Exercise goal: Output the full listing below exactly as it reads, and skip anything that is a picture.

....................

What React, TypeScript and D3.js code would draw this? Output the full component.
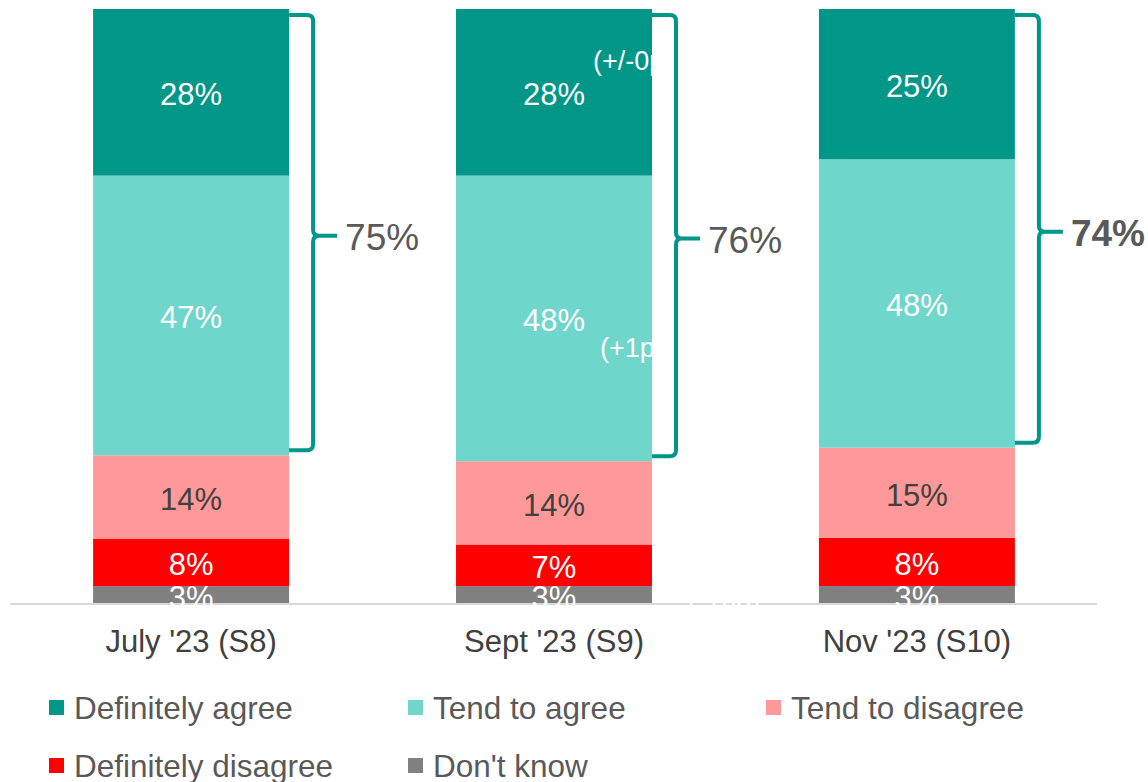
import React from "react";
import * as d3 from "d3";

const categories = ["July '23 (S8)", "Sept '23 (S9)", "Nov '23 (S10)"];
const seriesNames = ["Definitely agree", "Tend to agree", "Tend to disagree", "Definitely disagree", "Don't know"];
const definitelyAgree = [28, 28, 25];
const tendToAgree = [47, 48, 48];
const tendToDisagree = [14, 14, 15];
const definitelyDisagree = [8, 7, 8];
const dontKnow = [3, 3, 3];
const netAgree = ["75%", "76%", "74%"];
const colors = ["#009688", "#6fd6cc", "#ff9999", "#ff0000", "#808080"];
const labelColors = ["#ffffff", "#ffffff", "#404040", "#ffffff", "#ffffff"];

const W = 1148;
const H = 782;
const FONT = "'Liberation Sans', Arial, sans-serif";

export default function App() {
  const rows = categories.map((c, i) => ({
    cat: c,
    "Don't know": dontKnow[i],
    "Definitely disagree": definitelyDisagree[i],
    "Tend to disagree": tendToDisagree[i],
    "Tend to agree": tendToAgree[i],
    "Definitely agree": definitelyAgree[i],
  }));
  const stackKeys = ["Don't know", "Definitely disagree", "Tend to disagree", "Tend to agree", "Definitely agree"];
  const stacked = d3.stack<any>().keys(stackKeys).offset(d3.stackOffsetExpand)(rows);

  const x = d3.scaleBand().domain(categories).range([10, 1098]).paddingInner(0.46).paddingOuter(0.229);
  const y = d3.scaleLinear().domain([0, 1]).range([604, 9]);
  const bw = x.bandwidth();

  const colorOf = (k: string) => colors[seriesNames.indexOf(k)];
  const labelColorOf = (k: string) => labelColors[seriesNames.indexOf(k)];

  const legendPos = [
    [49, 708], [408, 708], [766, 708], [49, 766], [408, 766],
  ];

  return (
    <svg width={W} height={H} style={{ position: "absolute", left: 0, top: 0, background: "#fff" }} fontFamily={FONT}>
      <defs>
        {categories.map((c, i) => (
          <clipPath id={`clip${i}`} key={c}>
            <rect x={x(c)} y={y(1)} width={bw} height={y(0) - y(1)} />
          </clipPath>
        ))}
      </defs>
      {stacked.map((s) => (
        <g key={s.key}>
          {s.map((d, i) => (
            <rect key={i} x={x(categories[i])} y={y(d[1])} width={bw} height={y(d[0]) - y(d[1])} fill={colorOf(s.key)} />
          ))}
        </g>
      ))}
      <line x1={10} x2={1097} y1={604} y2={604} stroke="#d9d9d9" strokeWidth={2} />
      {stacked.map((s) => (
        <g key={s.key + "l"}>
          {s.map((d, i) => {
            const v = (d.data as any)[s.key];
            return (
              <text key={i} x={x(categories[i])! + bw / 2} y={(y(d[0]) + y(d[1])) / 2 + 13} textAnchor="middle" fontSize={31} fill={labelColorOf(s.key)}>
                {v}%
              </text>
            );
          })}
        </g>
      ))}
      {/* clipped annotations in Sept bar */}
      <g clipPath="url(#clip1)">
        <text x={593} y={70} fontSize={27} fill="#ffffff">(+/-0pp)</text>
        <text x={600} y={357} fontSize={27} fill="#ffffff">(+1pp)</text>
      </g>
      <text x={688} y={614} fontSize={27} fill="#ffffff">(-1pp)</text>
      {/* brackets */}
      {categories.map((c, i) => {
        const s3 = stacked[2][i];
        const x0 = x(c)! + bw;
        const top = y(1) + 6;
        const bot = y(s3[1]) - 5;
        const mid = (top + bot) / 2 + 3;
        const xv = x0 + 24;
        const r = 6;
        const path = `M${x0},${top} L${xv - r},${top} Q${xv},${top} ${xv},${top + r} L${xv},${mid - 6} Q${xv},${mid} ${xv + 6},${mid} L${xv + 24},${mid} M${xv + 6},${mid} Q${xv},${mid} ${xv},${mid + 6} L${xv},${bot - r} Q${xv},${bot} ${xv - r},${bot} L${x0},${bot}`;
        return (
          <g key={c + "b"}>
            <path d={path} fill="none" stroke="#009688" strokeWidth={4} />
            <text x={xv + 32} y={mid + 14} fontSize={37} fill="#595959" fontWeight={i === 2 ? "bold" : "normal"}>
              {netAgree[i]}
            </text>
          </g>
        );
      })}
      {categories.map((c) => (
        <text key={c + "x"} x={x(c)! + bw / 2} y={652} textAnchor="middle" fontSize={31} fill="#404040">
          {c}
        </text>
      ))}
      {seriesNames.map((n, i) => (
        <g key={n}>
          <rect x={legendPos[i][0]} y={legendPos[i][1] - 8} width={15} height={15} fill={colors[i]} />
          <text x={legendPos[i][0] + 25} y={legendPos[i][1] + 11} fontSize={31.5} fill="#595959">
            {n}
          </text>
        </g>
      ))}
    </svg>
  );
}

....................

Result of this exercise:
What React, TypeScript and D3.js code would draw this? Output the full component.
import React from "react";
import * as d3 from "d3";

const categories = ["July '23 (S8)", "Sept '23 (S9)", "Nov '23 (S10)"];
const seriesNames = ["Definitely agree", "Tend to agree", "Tend to disagree", "Definitely disagree", "Don't know"];
const definitelyAgree = [28, 28, 25];
const tendToAgree = [47, 48, 48];
const tendToDisagree = [14, 14, 15];
const definitelyDisagree = [8, 7, 8];
const dontKnow = [3, 3, 3];
const netAgree = ["75%", "76%", "74%"];
const colors = ["#009688", "#6fd6cc", "#ff9999", "#ff0000", "#808080"];
const labelColors = ["#ffffff", "#ffffff", "#404040", "#ffffff", "#ffffff"];

const W = 1148;
const H = 782;
const FONT = "'Liberation Sans', Arial, sans-serif";

export default function App() {
  const rows = categories.map((c, i) => ({
    cat: c,
    "Don't know": dontKnow[i],
    "Definitely disagree": definitelyDisagree[i],
    "Tend to disagree": tendToDisagree[i],
    "Tend to agree": tendToAgree[i],
    "Definitely agree": definitelyAgree[i],
  }));
  const stackKeys = ["Don't know", "Definitely disagree", "Tend to disagree", "Tend to agree", "Definitely agree"];
  const stacked = d3.stack<any>().keys(stackKeys).offset(d3.stackOffsetExpand)(rows);

  const x = d3.scaleBand().domain(categories).range([10, 1098]).paddingInner(0.46).paddingOuter(0.229);
  const y = d3.scaleLinear().domain([0, 1]).range([604, 9]);
  const bw = x.bandwidth();

  const colorOf = (k: string) => colors[seriesNames.indexOf(k)];
  const labelColorOf = (k: string) => labelColors[seriesNames.indexOf(k)];

  const legendPos = [
    [49, 708], [408, 708], [766, 708], [49, 766], [408, 766],
  ];

  return (
    <svg width={W} height={H} style={{ position: "absolute", left: 0, top: 0, background: "#fff" }} fontFamily={FONT}>
      <defs>
        {categories.map((c, i) => (
          <clipPath id={`clip${i}`} key={c}>
            <rect x={x(c)} y={y(1)} width={bw} height={y(0) - y(1)} />
          </clipPath>
        ))}
      </defs>
      {stacked.map((s) => (
        <g key={s.key}>
          {s.map((d, i) => (
            <rect key={i} x={x(categories[i])} y={y(d[1])} width={bw} height={y(d[0]) - y(d[1])} fill={colorOf(s.key)} />
          ))}
        </g>
      ))}
      <line x1={10} x2={1097} y1={604} y2={604} stroke="#d9d9d9" strokeWidth={2} />
      {stacked.map((s) => (
        <g key={s.key + "l"}>
          {s.map((d, i) => {
            const v = (d.data as any)[s.key];
            return (
              <text key={i} x={x(categories[i])! + bw / 2} y={(y(d[0]) + y(d[1])) / 2 + 13} textAnchor="middle" fontSize={31} fill={labelColorOf(s.key)}>
                {v}%
              </text>
            );
          })}
        </g>
      ))}
      {/* clipped annotations in Sept bar */}
      <g clipPath="url(#clip1)">
        <text x={593} y={70} fontSize={27} fill="#ffffff">(+/-0pp)</text>
        <text x={600} y={357} fontSize={27} fill="#ffffff">(+1pp)</text>
      </g>
      <text x={688} y={614} fontSize={27} fill="#ffffff">(-1pp)</text>
      {/* brackets */}
      {categories.map((c, i) => {
        const s3 = stacked[2][i];
        const x0 = x(c)! + bw;
        const top = y(1) + 6;
        const bot = y(s3[1]) - 5;
        const mid = (top + bot) / 2 + 3;
        const xv = x0 + 24;
        const r = 6;
        const path = `M${x0},${top} L${xv - r},${top} Q${xv},${top} ${xv},${top + r} L${xv},${mid - 6} Q${xv},${mid} ${xv + 6},${mid} L${xv + 24},${mid} M${xv + 6},${mid} Q${xv},${mid} ${xv},${mid + 6} L${xv},${bot - r} Q${xv},${bot} ${xv - r},${bot} L${x0},${bot}`;
        return (
          <g key={c + "b"}>
            <path d={path} fill="none" stroke="#009688" strokeWidth={4} />
            <text x={xv + 32} y={mid + 14} fontSize={37} fill="#595959" fontWeight={i === 2 ? "bold" : "normal"}>
              {netAgree[i]}
            </text>
          </g>
        );
      })}
      {categories.map((c) => (
        <text key={c + "x"} x={x(c)! + bw / 2} y={652} textAnchor="middle" fontSize={31} fill="#404040">
          {c}
        </text>
      ))}
      {seriesNames.map((n, i) => (
        <g key={n}>
          <rect x={legendPos[i][0]} y={legendPos[i][1] - 8} width={15} height={15} fill={colors[i]} />
          <text x={legendPos[i][0] + 25} y={legendPos[i][1] + 11} fontSize={31.5} fill="#595959">
            {n}
          </text>
        </g>
      ))}
    </svg>
  );
}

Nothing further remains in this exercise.